Recensione La chiave di Sarah di Tatiana de Rosnay

 


La chiave di Sarah di Tatiana de Rosnay

Editore: Mondadori - Anno di pubblicazione: 2008 - Pagine: 321




La chiave di Sarah prende spunto dai fatti di Vel' d'Hiv avvenuti a Parigi tra il 16 e il 17 luglio 1942.

Più di 13000 ebrei, tra cui oltre 4000 bambini di età compresa tra i 2 e i 15 anni, furono arrestati e trattenuti nel Velodromo d’Inverno per cinque giorni in condizioni disumane, senza cibo, con a disposizione solo pochi bagni e un rubinetto d’acqua. Successivamente furono deportati prima nei campi di Drancy, Beaune-la-Rolande e Pithiviers, poi nel campo di sterminio di Auschwitz. Il rastrellamento non avvenne per mano delle SS tedesche, ma fu compiuto dalla stessa polizia francese, che autorizzò anche l’arresto dei minori di 16 anni che i tedeschi non avevano ordinato. Questa decisione fu presa dalla polizia francese perché altrimenti non avrebbero saputo come giustificare la separazione forzata dei genitori dai figli, separazione brutalmente avvenuta poi, quando furono deportati ad Auschwitz prima tutti gli adulti e solo successivamente i bambini.

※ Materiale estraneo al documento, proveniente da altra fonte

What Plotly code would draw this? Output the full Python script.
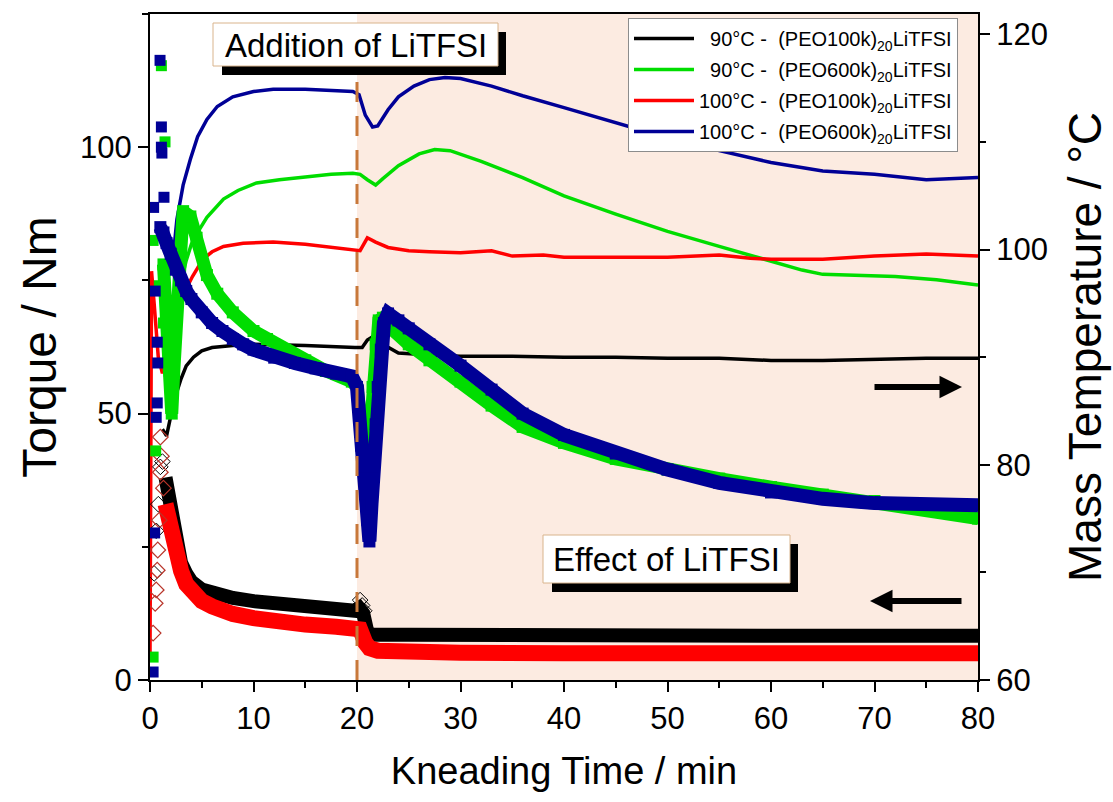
import plotly.graph_objects as go

# ---------------- data ----------------
# Mass temperature (°C) – right axis
t_temp_90_100k = [1.2, 1.6, 2.0, 2.5, 3.0, 3.5, 4.2, 5.0, 6.0, 8.0, 10, 15, 19.8, 20.5, 21.0, 21.5, 22.5, 24, 27, 30, 35, 40, 45, 50, 55, 60, 65, 70, 75, 80]
temp_90_100k = [83.3, 82.7, 84.5, 86.5, 88.0, 89.2, 90.0, 90.6, 90.9, 91.1, 91.2, 91.1, 90.9, 90.9, 91.6, 91.9, 91.2, 90.4, 90.2, 90.1, 90.1, 90.0, 90.0, 89.9, 89.9, 89.7, 89.7, 89.8, 89.9, 89.9]

t_temp_90_600k = [3.0, 3.5, 4.0, 4.6, 5.5, 7.1, 8.5, 10.3, 12.5, 15.2, 17.5, 19.6, 20.3, 21.0, 21.8, 22.5, 24, 26, 27.5, 29, 32, 36, 40, 45, 50, 55, 60, 63, 65, 68, 72, 76, 80]
temp_90_600k = [97.0, 99.0, 100.5, 101.6, 103.0, 104.7, 105.5, 106.2, 106.5, 106.8, 107.0, 107.1, 107.0, 106.5, 106.0, 106.6, 107.8, 108.9, 109.3, 109.2, 108.2, 106.7, 105.0, 103.3, 101.7, 100.3, 98.9, 98.1, 97.7, 97.6, 97.5, 97.2, 96.7]

t_temp_100_100k = [0.0, 0.15, 0.4, 0.8, 1.2, 1.8, 2.5, 3.2, 4.1, 5.1, 6.0, 7.1, 9.0, 11.9, 15, 18, 19.6, 20.3, 21.0, 21.8, 23, 25, 27, 30, 33, 35, 38, 40, 45, 50, 55, 58, 60, 65, 70, 75, 80]
temp_100_100k = [62.0, 98.0, 95.0, 90.0, 88.5, 90.5, 93.5, 95.8, 97.5, 99.1, 99.8, 100.3, 100.6, 100.7, 100.5, 100.2, 100.0, 99.9, 101.1, 100.7, 100.2, 99.9, 99.8, 99.7, 99.9, 99.4, 99.5, 99.3, 99.3, 99.3, 99.5, 99.2, 99.1, 99.1, 99.4, 99.6, 99.4]

t_temp_100_600k = [2.2, 2.6, 3.2, 3.9, 4.6, 5.5, 6.5, 8.0, 10, 11.9, 15, 19.6, 20.2, 20.8, 21.5, 22.0, 23, 24, 25.5, 27, 28.5, 30, 33, 36, 40, 45, 50, 55, 60, 65, 70, 75, 80]
temp_100_600k = [99.0, 102.8, 106.0, 108.4, 110.5, 112.1, 113.3, 114.2, 114.7, 114.9, 114.9, 114.7, 114.4, 112.5, 111.4, 111.5, 113.0, 114.2, 115.2, 115.8, 116.0, 115.9, 115.2, 114.3, 113.2, 111.8, 110.4, 109.2, 108.1, 107.3, 107.0, 106.5, 106.7]

# Torque (Nm) – left axis
# 90°C - (PEO100k)20LiTFSI
t_torque_90_100k = [1.5, 2.0, 2.5, 3.0, 3.5, 4.0, 5.0, 6.0, 7.0, 8.0, 10, 12, 15, 18, 19.8, 20.2, 20.6, 21.0, 21.5, 25, 30, 40, 50, 60, 70, 80]
torque_90_100k = [38, 32, 26, 22, 20, 18.5, 17, 16.3, 15.8, 15.4, 14.8, 14.3, 13.8, 13.3, 13.0, 13.5, 12.5, 9.0, 8.5, 8.5, 8.4, 8.4, 8.3, 8.3, 8.3, 8.3]
t_torque_90_100k_start = [0.4, 0.6, 0.8, 1.0, 1.2, 20.3, 20.5, 20.7]
torque_90_100k_start = [20.0, 28.0, 33.0, 40.0, 41.0, 15.0, 14.0, 13.0]
# 100°C - (PEO100k)20LiTFSI
t_torque_100_100k = [1.5, 2.0, 2.5, 3.0, 3.5, 4.0, 5.0, 6.0, 7.0, 8.0, 10, 12, 15, 18, 19.8, 20.3, 20.8, 21.2, 22, 25, 30, 40, 50, 60, 70, 80]
torque_100_100k = [33, 28, 24, 20.5, 18, 16.5, 14.8, 13.8, 13.0, 12.4, 11.6, 11.0, 10.4, 10.0, 9.6, 9.5, 7.0, 6.0, 5.5, 5.2, 5.1, 5.0, 5.0, 5.0, 5.0, 5.0]
# early scattered readings of the 100°C - PEO100k torque
t_torque_100_100k_start = [0.3, 0.5, 0.6, 0.7, 0.75, 0.9, 1.0, 1.0, 1.1, 1.3]
torque_100_100k_start = [8.8, 14.4, 16.9, 20.6, 24.4, 30.0, 39.0, 45.6, 42.0, 36.0]
# 90°C - (PEO600k)20LiTFSI
t_torque_90_600k = [1.3, 1.6, 1.9, 2.1, 2.3, 2.5, 2.8, 3.2, 3.9, 4.5, 5.5, 6.5, 8.0, 10, 11.3, 13, 15, 17, 19.5, 20.0, 20.3, 20.6, 20.9, 21.2, 21.5, 21.8, 22.1, 22.5, 23, 25, 27, 30, 33, 36, 40, 45, 50, 55, 60, 65, 70, 75, 80]
torque_90_600k = [78, 68, 58, 50, 58, 68, 80, 88, 87, 83, 76, 72.5, 69, 65.5, 64, 62, 60, 58, 56, 55, 50, 43, 40, 45, 55, 63, 67.5, 68, 66.5, 63, 60, 56, 51.5, 47.5, 44.5, 41.5, 39.5, 37.8, 36.2, 34.8, 33.6, 32.2, 30.3]
t_torque_90_600k_start = [0.3, 0.55, 0.3, 1.1, 1.45, 1.3, 0.9]
torque_90_600k_start = [4.3, 43, 82.5, 115.3, 101, 67, 74]
# 100°C - (PEO600k)20LiTFSI
t_torque_100_600k = [1.0, 1.3, 1.6, 2.0, 2.5, 3.0, 3.5, 4, 5, 6, 7, 8, 9, 10, 12, 14, 16, 18, 19.5, 20.0, 20.2, 20.4, 20.6, 20.8, 21.0, 21.2, 21.4, 21.6, 21.8, 22.0, 22.3, 22.6, 23.0, 24, 25, 27, 30, 33, 36, 40, 45, 50, 55, 60, 65, 70, 75, 80]
torque_100_600k = [85, 84, 82, 80, 77, 75, 73, 71.5, 69, 67, 65.5, 64, 63, 62, 60.5, 59.5, 58.5, 57.5, 57, 55, 50, 44, 40, 35, 30, 26, 33, 40, 48, 55, 62, 67, 68.8, 67.5, 66, 63, 59, 54.5, 50, 46, 42.5, 39.5, 37, 35.2, 34, 33.2, 32.9, 32.8]
t_torque_100_600k_start = [0.3, 0.45, 0.6, 0.7, 0.75, 0.7, 0.35, 0.97, 1.1, 1.1, 1.15, 1.35, 0.5]
torque_100_600k_start = [1.5, 27.6, 49.3, 52, 59.5, 63.4, 88.7, 116.3, 103.8, 100, 98.9, 90.6, 73]

legend_names = [
    "\u00a0\u00a090°C -\u00a0 (PEO100k)<sub>20</sub>LiTFSI",
    "\u00a0\u00a090°C -\u00a0 (PEO600k)<sub>20</sub>LiTFSI",
    "100°C -\u00a0 (PEO100k)<sub>20</sub>LiTFSI",
    "100°C -\u00a0 (PEO600k)<sub>20</sub>LiTFSI",
]
x_ticks = [0, 10, 20, 30, 40, 50, 60, 70, 80]
torque_ticks = [0, 50, 100]
temp_ticks = [60, 80, 100, 120]
litfsi_time = 20

# ---------------- styling ----------------
BLACK = "#000000"
GREEN = "#00DD00"
RED = "#FF0000"
NAVY = "#000096"
DARKRED = "#B8352A"
FONT = "Liberation Sans, Arial, sans-serif"

W, H = 1113, 802
L, R, T, B = 150, 978, 14, 680  # plot area in pixels


def px(xp):
    return (xp - L) / (R - L)


def py(yp):
    return (B - yp) / (B - T)


fig = go.Figure()

# temperature lines (main y axis, right side)
for i, (t, v, c, n) in enumerate([
    (t_temp_90_100k, temp_90_100k, BLACK, legend_names[0]),
    (t_temp_90_600k, temp_90_600k, GREEN, legend_names[1]),
    (t_temp_100_100k, temp_100_100k, RED, legend_names[2]),
    (t_temp_100_600k, temp_100_600k, NAVY, legend_names[3]),
]):
    fig.add_trace(go.Scatter(x=t, y=v, mode="lines", line=dict(color=c, width=3.5),
                             name=n, yaxis="y", showlegend=True, legendgroup=f"g{i}"))

# torque traces (overlaying axis, left side) – drawn on top
fig.add_trace(go.Scatter(x=t_torque_90_100k_start, y=torque_90_100k_start, mode="markers",
                         marker=dict(symbol="diamond-open", size=12, color=BLACK, line=dict(width=1)),
                         yaxis="y2", showlegend=False))
fig.add_trace(go.Scatter(x=t_torque_90_100k, y=torque_90_100k, mode="lines",
                         line=dict(color=BLACK, width=14), yaxis="y2", showlegend=False))
fig.add_trace(go.Scatter(x=t_torque_100_100k, y=torque_100_100k, mode="lines",
                         line=dict(color=RED, width=16), yaxis="y2", showlegend=False))
fig.add_trace(go.Scatter(x=t_torque_100_100k_start, y=torque_100_100k_start, mode="markers",
                         marker=dict(symbol="diamond-open", size=12, color=DARKRED, line=dict(width=1.2)),
                         yaxis="y2", showlegend=False))
fig.add_trace(go.Scatter(x=t_torque_90_600k, y=torque_90_600k, mode="lines+markers",
                         line=dict(color=GREEN, width=13),
                         marker=dict(symbol="square", size=12, color=GREEN),
                         yaxis="y2", showlegend=False))
fig.add_trace(go.Scatter(x=t_torque_90_600k_start, y=torque_90_600k_start, mode="markers",
                         marker=dict(symbol="square", size=11, color=GREEN),
                         yaxis="y2", showlegend=False))
fig.add_trace(go.Scatter(x=t_torque_100_600k_start, y=torque_100_600k_start, mode="markers",
                         marker=dict(symbol="square", size=11, color=NAVY),
                         yaxis="y2", showlegend=False))
fig.add_trace(go.Scatter(x=t_torque_100_600k, y=torque_100_600k, mode="lines+markers",
                         line=dict(color=NAVY, width=14),
                         marker=dict(symbol="square", size=12, color=NAVY),
                         yaxis="y2", showlegend=False))

shapes = [
    # shaded region after LiTFSI addition
    dict(type="rect", xref="x", yref="paper", x0=litfsi_time, x1=80, y0=0, y1=1,
         fillcolor="#FCEBE1", line=dict(width=0), layer="below"),
    # dashed marker line
    dict(type="line", xref="x", yref="paper", x0=litfsi_time, x1=litfsi_time, y0=0, y1=0.985,
         line=dict(color="#C8783A", width=3, dash="20px,14px"), layer="above"),
    # label boxes with shadow
    dict(type="rect", xref="paper", yref="paper", x0=px(222), x1=px(506), y0=py(75), y1=py(32),
         fillcolor="black", line=dict(width=0), layer="above"),
    dict(type="rect", xref="paper", yref="paper", x0=px(213), x1=px(498), y0=py(66), y1=py(23),
         fillcolor="white", line=dict(color="#D9B48C", width=1), layer="above"),
    dict(type="rect", xref="paper", yref="paper", x0=px(552), x1=px(798), y0=py(592), y1=py(544),
         fillcolor="black", line=dict(width=0), layer="above"),
    dict(type="rect", xref="paper", yref="paper", x0=px(543), x1=px(790), y0=py(583), y1=py(535),
         fillcolor="white", line=dict(color="#D9B48C", width=1), layer="above"),
]

annotations = [
    dict(text="Addition of LiTFSI", xref="paper", yref="paper", x=px(355.5), y=py(45),
         showarrow=False, font=dict(family=FONT, size=33, color="black"),
         xanchor="center", yanchor="middle"),
    dict(text="Effect of LiTFSI", xref="paper", yref="paper", x=px(666.5), y=py(559),
         showarrow=False, font=dict(family=FONT, size=33, color="black"),
         xanchor="center", yanchor="middle"),
    # arrows indicating axes
    dict(text="", xref="paper", yref="paper", x=px(962), y=py(387), ax=-89, ay=0,
         showarrow=True, arrowhead=2, arrowsize=0.75, arrowwidth=6, arrowcolor="black"),
    dict(text="", xref="paper", yref="paper", x=px(870), y=py(601), ax=93, ay=0,
         showarrow=True, arrowhead=2, arrowsize=0.75, arrowwidth=6, arrowcolor="black"),
]

axis_common = dict(showline=True, linecolor="black", linewidth=2, ticks="outside",
                   ticklen=10, tickwidth=2, tickcolor="black", showgrid=False, zeroline=False,
                   tickfont=dict(family=FONT, size=31, color="black"))

fig.update_layout(
    width=W, height=H,
    margin=dict(l=L, r=W - R, t=T, b=H - B),
    paper_bgcolor="white", plot_bgcolor="white",
    font=dict(family=FONT, color="black"),
    shapes=shapes, annotations=annotations,
    xaxis=dict(range=[0, 80], tickvals=x_ticks, mirror=True,
               minor=dict(dtick=5, ticks="outside", ticklen=6, tickwidth=2, tickcolor="black"),
               title=dict(text="Kneading Time / min", font=dict(family=FONT, size=38), standoff=22),
               **axis_common),
    yaxis=dict(range=[60, 121.9], tickvals=temp_ticks, side="right",
               minor=dict(dtick=10, ticks="outside", ticklen=6, tickwidth=2, tickcolor="black"),
               title=dict(text="Mass Temperature / °C", font=dict(family=FONT, size=46), standoff=22),
               **axis_common),
    yaxis2=dict(range=[0, 125], tickvals=torque_ticks, side="left", overlaying="y",
                minor=dict(dtick=25, ticks="outside", ticklen=6, tickwidth=2, tickcolor="black"),
                title=dict(text="Torque / Nm", font=dict(family=FONT, size=48), standoff=8),
                **axis_common),
    legend=dict(x=px(628), y=py(18), xanchor="left", yanchor="top",
                bgcolor="white", bordercolor="#8C8C8C", borderwidth=1, itemwidth=60,
                font=dict(family=FONT, size=20, color="black"), tracegroupgap=2),
)

fig.write_html("out.html")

Il Governo francese ha sempre cercato di negare e insabbiare le proprie responsabilità riguardanti questa orribile pagina di storia. Solo nel 1995, l’allora Presidente Jacques Chirac, commemorando il 53esimo anniversario del rastrellamento del Vel' d' Hiv ammise che 
“La Francia […]in quei giorni ha commesso l’irreparabile.” 
(Posizione vergognosamente rinnegata nel 2017 da Marine Le Pen).

Non sono contraria ai romanzi che mescolano finzione e realtà. È comunque un modo per avvicinare il lettore alla storia, per incuriosire e magari invogliarne l’approfondimento. Quando però la parte romanzata prende il sopravvento, come nel caso di questo libro, allora ho la spiacevole sensazione che la storia vera sia un mero espediente utilizzato per dare senso ad un libro altrimenti banale.

L’olocausto è un argomento fin troppo abusato, sia nella letteratura che nel cinema e per quanto io creda fortemente nel dovere morale di preservarne il ricordo, questo non ne giustifica la banalizzazione.

Nel libro ci sono due voci narranti. Quella di Sarah, una bambina di dieci anni che in piena notte viene prelevata insieme ai genitori dal loro appartamento di Parigi e quella di Julia, una giornalista americana che vive a Parigi da una ventina d’anni e che deve scrivere un articolo sull’anniversario del rastrellamento del Vel d’Hiv. Durante le ricerche per il suo pezzo, Julia si imbatte nella storia di Sarah e della sua famiglia. Cosa ne è stato di loro? Sarah potrebbe ancora essere viva? E perché ad un certo punto le vite della bambina e della giornalista sembrano avere qualcosa in comune?

L’inizio è intrigante e la lettura scorre veloce. Anche io insieme a Julia volevo sapere di più su Sarah e il suo destino. Quando però tutto si è svelato e la voce narrante è rimasta una soltanto, il mio interesse è scemato. Onestamente di Julia e del suo futuro non mi interessava un granché. Ho terminato la lettura senza più coinvolgimento e con un po’ di irritazione. Passare da pagine intrise di dolore e orrore a una storiella lieve ed abilmente confezionata mi ha davvero indispettita. La storia di Sarah ovviamente è inventata, ma altri bambini hanno vissuto realmente lo stesso incubo e non credo sia questo il modo migliore per tenere vivo un ricordo.

Inoltre, non capisco perché nel titolo del libro la bambina debba chiamarsi Sara se nel libro è riportato il nome Sarah!